* START Dataset extract *

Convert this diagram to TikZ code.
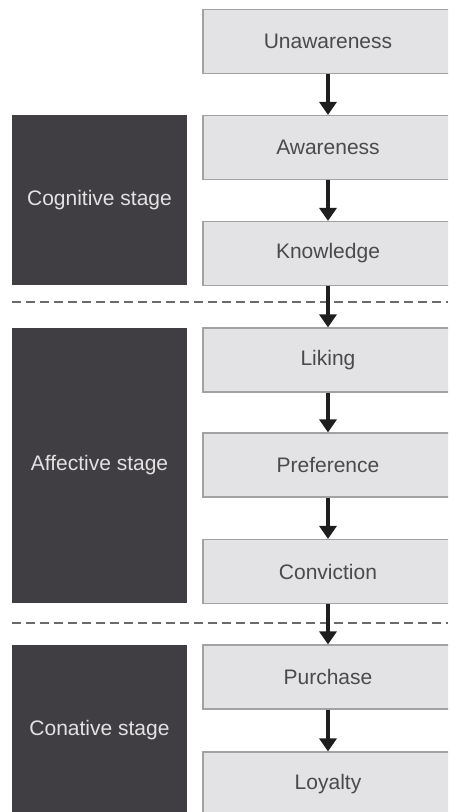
\documentclass[tikz,border=0pt]{standalone}
\usepackage{fontspec}
\setmainfont{Liberation Sans}
\usetikzlibrary{arrows.meta}
\definecolor{stepgray}{HTML}{E3E3E5}
\definecolor{framegray}{HTML}{A2A2A4}
\definecolor{labelgray}{HTML}{4A4A4C}
\definecolor{stagedark}{HTML}{403E43}
\definecolor{stagetext}{HTML}{E2E2E2}
\definecolor{arrowdark}{HTML}{1E1E1E}
\definecolor{splitgray}{HTML}{6A6A6C}

\begin{document}
\begin{tikzpicture}[x=1pt, y=-1pt, >={Triangle[width=17pt,length=13pt]},
    phase/.style={draw=framegray, line width=1.2pt, fill=stepgray, text=labelgray,
        minimum width=250pt, minimum height=64pt, inner sep=0pt,
        font=\fontsize{21}{25}\selectfont},
    stagebox/.style={fill=stagedark, text=stagetext, minimum width=175pt, inner sep=0pt,
        font=\fontsize{21}{25}\selectfont},
    flow/.style={->, line width=4pt, draw=arrowdark, fill=arrowdark},
    split/.style={draw=splitgray, line width=1.5pt, dash pattern=on 9pt off 5pt}]

\clip (0,0) rectangle (448,812);
\useasboundingbox (0,0) rectangle (448,812);

% Stage blocks on the left
\node[stagebox, minimum height=170pt] (cognitive) at (99.5, 200) {Cognitive stage};
\node[stagebox, minimum height=275pt] (affective) at (99.5, 465.5) {Affective stage};
\node[stagebox, minimum height=170pt] (conative) at (99.5, 730) {Conative stage};

% Stage separators
\draw[split] (12, 302) -- (448, 302);
\draw[split] (12, 623) -- (448, 623);

% Hierarchy steps
\node[phase] (unaware) at (328, 41.5) {Unawareness};
\node[phase] (aware) at (328, 147.5) {Awareness};
\node[phase] (know) at (328, 253.5) {Knowledge};
\node[phase] (liking) at (328, 360) {Liking};
\node[phase] (prefer) at (328, 465) {Preference};
\node[phase] (convict) at (328, 571.5) {Conviction};
\node[phase] (purchase) at (328, 677) {Purchase};
\node[phase] (loyal) at (328, 784) {Loyalty};

% Arrows between steps
\draw[flow] (unaware.south) -- (aware.north);
\draw[flow] (aware.south) -- (know.north);
\draw[flow] (know.south) -- (liking.north);
\draw[flow] (liking.south) -- (prefer.north);
\draw[flow] (prefer.south) -- (convict.north);
\draw[flow] (convict.south) -- (purchase.north);
\draw[flow] (purchase.south) -- (loyal.north);

\end{tikzpicture}
\end{document}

* END Dataset extract *

#### Task details
Go through the listing above and write it all out exactly, leaving out any picture.

#### Correct answer
Convert this diagram to TikZ code.
\documentclass[tikz,border=0pt]{standalone}
\usepackage{fontspec}
\setmainfont{Liberation Sans}
\usetikzlibrary{arrows.meta}
\definecolor{stepgray}{HTML}{E3E3E5}
\definecolor{framegray}{HTML}{A2A2A4}
\definecolor{labelgray}{HTML}{4A4A4C}
\definecolor{stagedark}{HTML}{403E43}
\definecolor{stagetext}{HTML}{E2E2E2}
\definecolor{arrowdark}{HTML}{1E1E1E}
\definecolor{splitgray}{HTML}{6A6A6C}

\begin{document}
\begin{tikzpicture}[x=1pt, y=-1pt, >={Triangle[width=17pt,length=13pt]},
    phase/.style={draw=framegray, line width=1.2pt, fill=stepgray, text=labelgray,
        minimum width=250pt, minimum height=64pt, inner sep=0pt,
        font=\fontsize{21}{25}\selectfont},
    stagebox/.style={fill=stagedark, text=stagetext, minimum width=175pt, inner sep=0pt,
        font=\fontsize{21}{25}\selectfont},
    flow/.style={->, line width=4pt, draw=arrowdark, fill=arrowdark},
    split/.style={draw=splitgray, line width=1.5pt, dash pattern=on 9pt off 5pt}]

\clip (0,0) rectangle (448,812);
\useasboundingbox (0,0) rectangle (448,812);

% Stage blocks on the left
\node[stagebox, minimum height=170pt] (cognitive) at (99.5, 200) {Cognitive stage};
\node[stagebox, minimum height=275pt] (affective) at (99.5, 465.5) {Affective stage};
\node[stagebox, minimum height=170pt] (conative) at (99.5, 730) {Conative stage};

% Stage separators
\draw[split] (12, 302) -- (448, 302);
\draw[split] (12, 623) -- (448, 623);

% Hierarchy steps
\node[phase] (unaware) at (328, 41.5) {Unawareness};
\node[phase] (aware) at (328, 147.5) {Awareness};
\node[phase] (know) at (328, 253.5) {Knowledge};
\node[phase] (liking) at (328, 360) {Liking};
\node[phase] (prefer) at (328, 465) {Preference};
\node[phase] (convict) at (328, 571.5) {Conviction};
\node[phase] (purchase) at (328, 677) {Purchase};
\node[phase] (loyal) at (328, 784) {Loyalty};

% Arrows between steps
\draw[flow] (unaware.south) -- (aware.north);
\draw[flow] (aware.south) -- (know.north);
\draw[flow] (know.south) -- (liking.north);
\draw[flow] (liking.south) -- (prefer.north);
\draw[flow] (prefer.south) -- (convict.north);
\draw[flow] (convict.south) -- (purchase.north);
\draw[flow] (purchase.south) -- (loyal.north);

\end{tikzpicture}
\end{document}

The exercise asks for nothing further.